It was a Saturday — Shabbat — in October 1943. The Nazis had been occupying Rome for a month. An hour before sunrise, they surrounded the Jewish ghetto and began la razzia. The roundup.

Within a few hours, more than a thousand Italian Jews, mostly women and children, had been herded together a few blocks from the walls of Vatican City. As one Nazi ambassador later put it, the Jews were loaded into trucks and taken away “under [the pope’s] very windows.”

Whether that pope witnessed the deportation or not, he said nothing. Only 16 of those Jews would survive.

Sixteen months later, a frail 13-year-old girl in tattered prison stripes collapsed on a train platform. After the Nazis had fled, she wandered from the concentration camp in Poland where she had been imprisoned, trying to get to Krakow, trying to find her family.

But she was starving and could go no farther. She probably would have died there on the cold platform if not for a young man in a long robe who looked to her like a priest. He brought her a warm broth to drink, the first of many things the future pope, Karol Wojtyla, now known to the world as John Paul II, would do to save her life.

Pope Pius XII, who led the Catholic Church from 1939 to 1958, has long been criticized for his public silence during the Holocaust. Critics have argued he also did nothing behind the scenes to stop Nazi atrocities; supporters have claimed he secretly ordered Catholics all over Europe, such as young seminarian Wojtyla, to save thousands of Jews.

Now, the Vatican is opening its archives to researchers, who hope to settle the question for good.

“The Church is not afraid of history,” Pope Francis said last year when he announced the archives would open.

Depending on what they reveal, it could also stop Pius XII’s canonization as a saint. In 2009, he was declared “venerable” by Emeritus Pope Benedict XVI, but the United States Holocaust Memorial Museum and several Jewish groups called for the “wartime materials” about the pope to be released. Benedict XVI initiated the process to prepare more than a million documents for release, which Francis has now completed.

Cardinal Angelo Becciu, who leads the office that investigates possible sainthoods, told The Washington Post last year that historical facts could dictate “whether it is appropriate or not to do a canonization.” Three of the four popes after Pius XII who have died have been canonized.

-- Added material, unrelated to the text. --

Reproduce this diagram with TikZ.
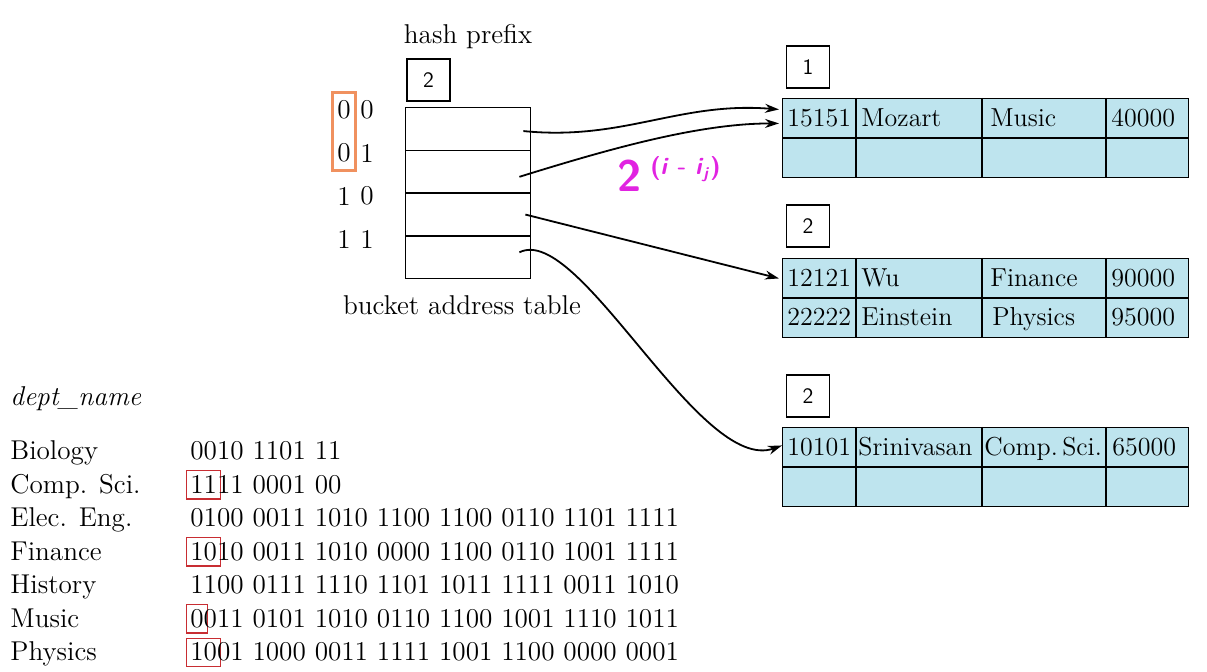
\documentclass[tikz,border=0pt]{standalone}
\usetikzlibrary{arrows.meta,calc,fit}
\definecolor{bucketblue}{RGB}{190,228,238}
\definecolor{pfxred}{RGB}{200,45,50}
\definecolor{pfxorange}{RGB}{240,145,95}
\definecolor{hashmagenta}{RGB}{225,35,225}
\newcommand{\tabfont}{\fontsize{13.6}{16}\selectfont}
\newcommand{\cellfont}{\fontsize{13}{15}\selectfont}
\newcommand{\pfx}[1]{\makebox[0pt][l]{\setlength{\fboxsep}{0pt}\setlength{\fboxrule}{0.7pt}\kern-2.2pt\textcolor{pfxred}{\fbox{\rule[-2.5pt]{0pt}{13.5pt}\kern1.5pt\phantom{#1}\kern1.5pt}}}#1}

\begin{document}
\begin{tikzpicture}[x=0.5pt, y=-0.5pt,
	every node/.style={font=\tabfont},
	slot/.style={draw, line width=0.7pt, minimum width=62.5pt, minimum height=21.375pt, inner sep=0pt},
	bit/.style={inner sep=0pt},
	depthbox/.style={draw, line width=0.7pt, minimum width=21.5pt, minimum height=21pt, inner sep=0pt, font=\sffamily\fontsize{11}{12}\selectfont},
	bucketrow/.style={draw, line width=0.7pt, fill=bucketblue, minimum width=203pt, minimum height=19.75pt, inner sep=0pt},
	cellline/.style={line width=0.7pt},
	cell/.style={anchor=base west, inner sep=0pt, font=\cellfont},
	listtext/.style={anchor=base west, inner sep=0pt},
	ptr/.style={line width=0.9pt, -{Stealth[length=7pt,width=4.5pt]}},
	pfxframe/.style={draw=pfxorange, line width=1.5pt, inner xsep=2pt, inner ysep=4pt},
	magtxt/.style={text=hashmagenta, inner sep=0pt}]
	\useasboundingbox (0,0) rectangle (1207,672);

	% bucket address table
	\node[inner sep=0pt] (hpfx) at (468,37) {hash prefix};
	\node[depthbox] (gdepth) at (428.5,80) {2};
	\foreach \i in {0,...,3}
		\node[slot, anchor=north west] (slot\i) at (405,107+42.75*\i) {};
	\node[inner sep=0pt] (battl) at (462,305) {bucket address table};

	% hash prefix values
	\foreach \hi/\lo [count=\i from 0] in {0/0,0/1,1/0,1/1} {
		\node[bit] (hi\i) at (344,110+43*\i) {\hi};
		\node[bit] (lo\i) at (367,110+43*\i) {\lo};
	}
	\node[pfxframe, fit=(hi0)(hi1)] (pfxsel) {};

	% buckets
	\foreach \b/\y in {1/98,2/258,3/427} {
		\node[bucketrow, anchor=north west] (bkt\b-r1) at (782,\y) {};
		\node[bucketrow, anchor=north west] (bkt\b-r2) at (782,\y+39.5) {};
		\foreach \cx in {856,982,1106}
			\draw[cellline] (\cx,\y) -- (\cx,\y+79);
	}
	\node[depthbox] (ldepth1) at (808,67) {1};
	\node[depthbox] (ldepth2) at (808,226) {2};
	\node[depthbox] (ldepth3) at (808,396) {2};

	% bucket records
	\foreach \x/\y/\t [count=\k] in {
		787/127/15151, 861/127/Mozart, 990/127/Music, 1111/127/40000,
		787/286.5/12121, 861/286.5/Wu, 990/286.5/Finance, 1111/286.5/90000,
		787/326/22222, 861/326/Einstein, 992/326/Physics, 1111/326/95000,
		787/456/10101, 858/456/Srinivasan, 984/456/{Comp.\,Sci.}, 1112/456/65000}
		\node[cell] (rec\k) at (\x,\y) {\t};

	% pointers
	\draw[ptr] ($(slot0.east)+(-8,2)$) .. controls +(100,10) and +(-100,-8) .. ($(bkt1-r1.west)+(-3,-9)$);
	\draw[ptr] ($(slot1.east)+(-12,5)$) .. controls +(90,-28) and +(-80,0) .. ($(bkt1-r1.west)+(-3,5)$);
	\draw[ptr] ($(slot2.east)+(-6,0)$) -- ($(bkt2-r1.west)+(-3,0)$);
	\draw[ptr] ($(slot3.east)+(-12,-5)$) .. controls +(60,-30) and +(-82,30) .. ($(bkt3-r1.west)+(0,-2)$);

	% global vs local depth
	\node[magtxt, font=\sffamily\bfseries\fontsize{22}{24}\selectfont] (gtwo) at (630,176) {2};
	\node[magtxt, font=\sffamily\bfseries\fontsize{12}{14}\selectfont, anchor=west] (gexp) at (650,169) {(\textit{i} - \textit{i}\textsubscript{\textit{j}})};

	% dept_name hashes
	\node[listtext] (dhead) at (10,406) {\textit{dept\_name}};
	\foreach \n/\h/\y [count=\i] in {
		Biology/{0010 1101 11}/460,
		{Comp. Sci.}/{\pfx{11}11 0001 00}/493.5,
		{Elec. Eng.}/{0100 0011 1010 1100 1100 0110 1101 1111}/527,
		Finance/{\pfx{10}10 0011 1010 0000 1100 0110 1001 1111}/560.5,
		History/{1100 0111 1110 1101 1011 1111 0011 1010}/594,
		Music/{\pfx{0}011 0101 1010 0110 1100 1001 1110 1011}/627.5,
		Physics/{\pfx{10}01 1000 0011 1111 1001 1100 0000 0001}/661} {
		\node[listtext] (dept\i) at (10,\y) {\n};
		\node[listtext] (hash\i) at (190,\y) {\h};
	}
\end{tikzpicture}
\end{document}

During World War II, the Vatican maintained a strict neutrality stance. Brown University historian David Kertzer told The Post that while Pius XII “bemoaned the loss of life in a general way,” he “never did speak out directly about the Holocaust.”

In 1963, a German playwright wrote a play depicting the pontiff as a moral coward. Then, in the 1999 book “Hitler’s Pope: The Secret History of Pius XII,” journalist John Cornwell also accused him of being anti-Semitic and of actively collaborating with the Nazis.

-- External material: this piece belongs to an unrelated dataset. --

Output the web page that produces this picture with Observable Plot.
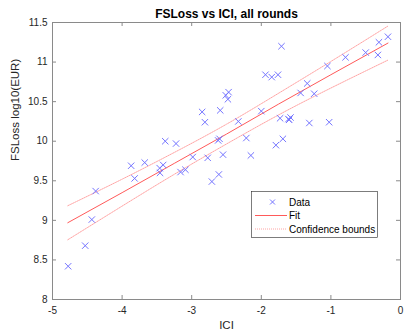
<!DOCTYPE html>
<html><head><meta charset="utf-8">
<script src="https://cdn.jsdelivr.net/npm/d3@7"></script>
<script src="https://cdn.jsdelivr.net/npm/@observablehq/plot@0.6"></script>
<style>
body{margin:0;background:#fff;}
svg{font-family:"Liberation Sans",Arial,sans-serif;}
</style>
</head><body><div id="chart"></div>
<script>
// Data
const ici = [-4.775,-4.53,-4.435,-4.38,-3.87,-3.82,-3.675,-3.46,-3.455,-3.41,-3.38,-3.225,-3.16,-3.09,-2.985,-2.85,-2.81,-2.77,-2.71,-2.61,-2.62,-2.60,-2.59,-2.55,-2.51,-2.47,-2.48,-2.33,-2.215,-2.15,-2.0,-1.94,-1.85,-1.76,-1.71,-1.73,-1.79,-1.69,-1.61,-1.58,-1.60,-1.435,-1.34,-1.31,-1.24,-1.05,-1.025,-0.79,-0.50,-0.325,-0.31,-0.18];
const fsloss = [8.42,8.68,9.01,9.37,9.69,9.53,9.73,9.66,9.60,9.70,10.00,9.97,9.61,9.64,9.80,10.37,10.24,9.79,9.49,9.58,10.01,10.03,10.39,9.83,10.58,10.62,10.53,10.25,10.04,9.82,10.38,10.84,10.81,10.84,11.20,10.29,9.95,10.03,10.28,10.30,10.27,10.61,10.73,10.23,10.60,10.95,10.24,11.06,11.12,11.09,11.25,11.32];
const fitX = [-4.78,-4.0,-3.25,-2.5,-1.75,-1.0,-0.18];
const fitY = [8.97,9.35,9.72,10.09,10.47,10.84,11.24];
const upperY = [9.185,9.52,9.858,10.215,10.607,11.008,11.455];
const lowerY = [8.755,9.18,9.582,9.965,10.333,10.672,11.025];
const xTicks = [-5,-4,-3,-2,-1,0];
const xTickLabels = ["-5","-4","-3","-2","-1","0"];
const yTicks = [8,8.5,9,9.5,10,10.5,11,11.5];
const yTickLabels = ["8","8.5","9","9.5","10","10.5","11","11.5"];
const legendLabels = ["Data","Fit","Confidence bounds"];

const points = ici.map((x,i)=>({x, y: fsloss[i]}));
const fit = fitX.map((x,i)=>({x, y: fitY[i]}));
const upper = fitX.map((x,i)=>({x, y: upperY[i]}));
const lower = fitX.map((x,i)=>({x, y: lowerY[i]}));

const W = 406, H = 331, mL = 52, mR = 6, mT = 22, mB = 32;
const fH = H - mT - mB, fW = W - mL - mR, tk = 4;
const axisColor = "#262626";
const boundColor = "#ffa4a4", fitColor = "#ff5a5a", dataColor = "#7474ff";

const plot = Plot.plot({
  width: W, height: H,
  marginLeft: mL, marginRight: mR, marginTop: mT, marginBottom: mB,
  x: {domain: [-5, 0]},
  y: {domain: [8, 11.5]},
  axis: null,
  marks: [
    Plot.line(upper, {x:"x", y:"y", stroke:boundColor, strokeWidth:1, strokeDasharray:"1,1", curve:"natural"}),
    Plot.line(lower, {x:"x", y:"y", stroke:boundColor, strokeWidth:1, strokeDasharray:"1,1", curve:"natural"}),
    Plot.line(fit, {x:"x", y:"y", stroke:fitColor, strokeWidth:1}),
    Plot.dot(points, {x:"x", y:"y", symbol:"times", r:3, stroke:dataColor, strokeWidth:1}),
    Plot.frame({stroke:"#8a8a8a", strokeWidth:1}),
    Plot.tickX(xTicks, {x:d=>d, insetTop: fH - tk, stroke:"#8a8a8a"}),
    Plot.tickX(xTicks, {x:d=>d, insetBottom: fH - tk, stroke:"#8a8a8a"}),
    Plot.tickY(yTicks, {y:d=>d, insetRight: fW - tk, stroke:"#8a8a8a"}),
    Plot.tickY(yTicks, {y:d=>d, insetLeft: fW - tk, stroke:"#8a8a8a"}),
    Plot.text(xTicks, {x:d=>d, text:(d,i)=>xTickLabels[i], frameAnchor:"bottom", lineAnchor:"middle", dy:11, fontSize:10, fill:axisColor}),
    Plot.text(yTicks, {y:d=>d, text:(d,i)=>yTickLabels[i], frameAnchor:"left", textAnchor:"end", dx:-5, fontSize:10, fill:axisColor}),
    Plot.text(["ICI"], {frameAnchor:"bottom", lineAnchor:"middle", dy:25.5, fontSize:11.5, fill:axisColor}),
    Plot.text(["FSLoss log10(EUR)"], {frameAnchor:"left", rotate:-90, dx:-37, fontSize:11.5, fill:axisColor}),
    Plot.text(["FSLoss vs ICI, all rounds"], {frameAnchor:"top", lineAnchor:"middle", dy:-8, fontSize:12, fontWeight:"bold", fill:"#000"})
  ]
});
document.getElementById("chart").appendChild(plot);

// Legend box (MATLAB style, inside the axes)
const svg = d3.select(plot);
const lg = svg.append("g").attr("font-size", 10).attr("fill", "#000").attr("text-anchor", "start");
const bx = 251.5, by = 191.5, bw = 126, bh = 46;
lg.append("rect").attr("x", bx).attr("y", by).attr("width", bw).attr("height", bh)
  .attr("fill", "#fff").attr("stroke", "#262626").attr("stroke-width", 0.6);
const rowY = [202, 215.5, 229];
lg.append("path").attr("d", `M${270},${rowY[0]-2.5}L${275},${rowY[0]+2.5}M${275},${rowY[0]-2.5}L${270},${rowY[0]+2.5}`)
  .attr("stroke", dataColor).attr("fill", "none");
lg.append("line").attr("x1", 255).attr("x2", 287).attr("y1", rowY[1]).attr("y2", rowY[1])
  .attr("stroke", fitColor);
lg.append("line").attr("x1", 255).attr("x2", 287).attr("y1", rowY[2]).attr("y2", rowY[2])
  .attr("stroke", boundColor).attr("stroke-dasharray", "1,1");
legendLabels.forEach((t, i) => {
  lg.append("text").attr("x", 289).attr("y", rowY[i]).attr("dy", "0.35em")
    .attr("text-anchor", "start").attr("fill", "#000").text(t);
});
</script>
</body></html>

Other historians, such as Martin Gilbert, have pushed back against this characterization, claiming Pius XII helped Jews behind the scenes.

Indeed, Gilbert claims that in Rome nearly 5,000 Jews were hidden in Catholic monasteries and convents, including several hundred in the Vatican itself. In northern Italy, thousands more were hidden at the pope’s summer residence; all of this happened at the pope’s direction, according to Gilbert.

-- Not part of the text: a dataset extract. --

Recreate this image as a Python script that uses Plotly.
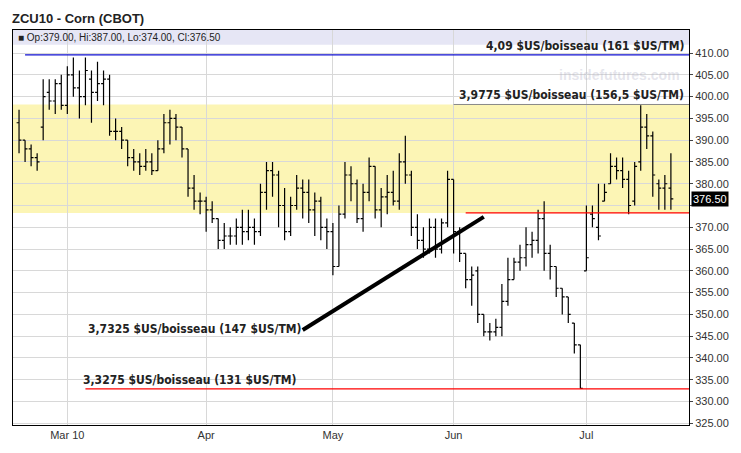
import pandas as pd
import plotly.graph_objects as go

bars = [
(394,397,387,390),(390,390,385,388),(388,389,384,386),(386,387,383,385),(393,404,390,400),(401,404,397,399),(399,404,396,403),(403,405,397,398),
(398,407,396,405),(405,409,400,402),(402,406,395,400),(400,409,398,406),(404,406,394,401),(401,408,399,403),(403,406,398,404),(404,405,391,392),
(392,395,390,392),(392,393,388,390),(390,390,384,386),(386,388,383,385),(385,387,382,384),(384,388,383,385),(385,387,382,383),(383,390,383,388),
(388,396,387,394),(394,397,389,395),(395,396,390,393),(393,393,386,388),(388,388,377,379),(379,382,374,376),(376,378,373,376),
(376,377,369,374),(374,376,371,372),(372,372,365,367),(367,371,365,368),(368,370,366,368),(368,372,366,370),(370,374,366,369),(369,374,367,370),
(370,372,366,369),(369,380,368,378),(378,385,374,383),(383,385,377,382),(382,383,370,375),(375,379,367,369),(369,377,368,375),(375,382,374,379),
(379,381,372,378),(378,381,371,374),(374,378,368,376),(376,377,367,370),(370,372,365,369),
(369,371,359,361),(361,375,361,373),(373,385,372,382),(382,384,376,380),(380,381,371,372),(372,380,369,378),(378,386,376,384),(384,384,372,374),
(374,379,370,377),(377,382,373,378),(378,383,375,376),(376,387,374,385),(385,391,380,382),(382,383,368,370),(370,373,365,367),(367,370,363,365),
(365,372,364,370),(370,372,363,365),(365,372,364,371),(371,383,370,381),
(381,381,364,369),(369,370,362,364),(364,364,356,358),(358,361,352,359),(360,361,348,350),(350,350,345,346),(346,348,344,346),(346,349,345,347),
(347,357,345,353),(353,363,352,358),(358,363,358,362),(362,366,360,363),(363,370,361,366),(366,369,363,367),(367,374,364,372),(372,376,360,364),
(364,366,358,361),(361,361,354,356),(356,356,350,354),(354,354,348,350),(348,348,341,343),(343,343,333,333),
(360,375,360,363),(373,375,370,372),(370,380,367,368),(376,380,376,378),(380,387,380,384),(384,386,381,383),(383,386,379,381),(381,383,373,375),
(376,385,375,384),(385,398,383,393),(393,396,388,391),(391,392,377,382),(380,381,374,379),(379,382,374,380),(379,387,374,376.5),
]
holidays = ["2010-02-15", "2010-04-02", "2010-05-31", "2010-07-05"]
dates = [d for d in pd.bdate_range("2010-02-17", "2010-07-30") if d.strftime("%Y-%m-%d") not in holidays][:len(bars)]
opens = [b[0] for b in bars]; highs = [b[1] for b in bars]; lows = [b[2] for b in bars]; closes = [b[3] for b in bars]

tick_dates = ["2010-03-01", "2010-04-01", "2010-05-03", "2010-06-01", "2010-07-01"]
tick_text = ["Mar 10", "Apr", "May", "Jun", "Jul"]
ytick = list(range(325, 415, 5))

fig = go.Figure(go.Ohlc(x=dates, open=opens, high=highs, low=lows, close=closes,
    increasing_line_color="black", decreasing_line_color="black", line_width=1.2, tickwidth=0.4))

xr = ["2010-02-15 12:00", "2010-07-27"]
fig.update_layout(
    width=725, height=437, margin=dict(l=4, r=40, t=22, b=8),
    paper_bgcolor="white", plot_bgcolor="white", showlegend=False,
    font=dict(family="Liberation Sans", size=11, color="#333"),
    xaxis=dict(range=xr, rangeslider_visible=False,
               rangebreaks=[dict(bounds=["sat", "mon"]), dict(values=holidays)],
               tickvals=tick_dates, ticktext=tick_text, showgrid=True, gridcolor="#d8d8d8",
               showline=True, linecolor="black", mirror=True, ticks="", tickfont=dict(size=11, color="#333")),
    yaxis=dict(side="right", range=[324.6, 415.3], tickvals=ytick,
               ticktext=["" if v == 375 else f"{v:.2f}" for v in ytick],
               showgrid=True, gridcolor="#d8d8d8", showline=True, linecolor="black", mirror=True,
               ticks="outside", ticklen=3, tickfont=dict(size=11, color="#333"), zeroline=False),
)
fig.add_shape(type="rect", xref="paper", yref="paper", x0=0, x1=1, y0=(411.9-324.6)/(415.3-324.6), y1=1,
              fillcolor="#e6e6f5", line_width=0, layer="below")
fig.add_shape(type="rect", xref="paper", yref="y", x0=0, x1=1, y0=373.3, y1=398.2,
              fillcolor="#fbf3a8", opacity=0.85, line_width=0, layer="below")
fig.add_shape(type="line", xref="x", yref="y", x0="2010-02-18", x1=xr[1], y0=409.6, y1=409.6, line=dict(color="#1010d0", width=1.2))
fig.add_shape(type="line", xref="x", yref="y", x0="2010-06-03", x1=xr[1], y0=373.3, y1=373.3, line=dict(color="red", width=1.3))
fig.add_shape(type="line", xref="x", yref="y", x0="2010-03-04", x1=xr[1], y0=332.9, y1=332.9, line=dict(color="#ff0000", width=1.3), layer="above")
fig.add_shape(type="line", xref="x", yref="y", x0="2010-06-01", x1=xr[1], y0=398.2, y1=398.2, line=dict(color="#888", width=1))
fig.add_shape(type="line", xref="x", yref="y", x0="2010-04-26", x1="2010-06-08", y0=346.4, y1=372.4, line=dict(color="black", width=4))

ann = dict(showarrow=False, font=dict(family="DejaVu Sans Condensed, DejaVu Sans", size=12, color="#222", weight="bold"))
fig.add_annotation(text="ZCU10 - Corn (CBOT)", xref="paper", yref="paper", x=-0.005, y=1.0, yshift=2, xanchor="left", yanchor="bottom",
                   showarrow=False, font=dict(family="Liberation Sans", size=13, color="#222", weight="bold"))
fig.add_annotation(text="■ Op:379.00, Hi:387.00, Lo:374.00, Cl:376.50", xref="paper", yref="paper", x=0.005, y=0.999,
                   xanchor="left", yanchor="top", showarrow=False, font=dict(family="Liberation Sans", size=10, color="#222"))
fig.add_annotation(text="insidefutures.com", xref="paper", yref="y", x=0.99, y=405, xanchor="right", showarrow=False,
                   font=dict(family="Liberation Sans", size=14, color="rgba(180,180,200,0.35)", weight="bold"))
fig.add_annotation(text="4,09 $US/boisseau (161 $US/TM)", xref="paper", yref="y", x=0.995, y=409.6, xanchor="right", yanchor="bottom", **ann)
fig.add_annotation(text="3,9775 $US/boisseau (156,5 $US/TM)", xref="paper", yref="y", x=0.995, y=398.2, xanchor="right", yanchor="bottom", **ann)
fig.add_annotation(text="3,7325 $US/boisseau (147 $US/TM)", xref="paper", yref="y", x=0.108, y=346.6, xanchor="left", **ann)
fig.add_annotation(text="3,3275 $US/boisseau (131 $US/TM)", xref="paper", yref="y", x=0.1, y=335.0, xanchor="left", **ann)
fig.add_annotation(text="376.50", xref="paper", yref="y", x=1.003, y=376.5, xanchor="left", showarrow=False, bgcolor="black",
                   borderpad=1, font=dict(family="Liberation Sans", size=11, color="white"))
fig.write_html("out.html")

Elsewhere, in France and Poland, while some clergy turned against the Jews in their communities, others sheltered and hid them. Vatican officials have said this may have also been at the direction of Pius XII and kept “off the books.”

That may include Wojtyla, who, one biographer claims, helped Jews get false papers as a member of the underground seminary during World War II.

Then there’s Edith Zierer, the young Jewish girl he found at the train station. After feeding and talking with her, Wojtyla carried her to a neighboring town where the trains were working, according to a family account. He boarded a cattle car with her, covered her in his cloak, and rode with her to Krakow. There, she was taken in by other Jews and was separated from her strange protector. She never forgot his name.

Decades later and living in Israel, she learned he was about to become the next pope. They met again at the Vatican in 1998.

Whether the archives will contain evidence linking Pius XII to the good works of other Catholics — exonerating or condemning him — remains to be seen. Kertzer is now in Rome with more than 150 other scholars to begin going through the files. Vatican officials told the Associated Press it will take years, not months or days, for new conclusions to be drawn.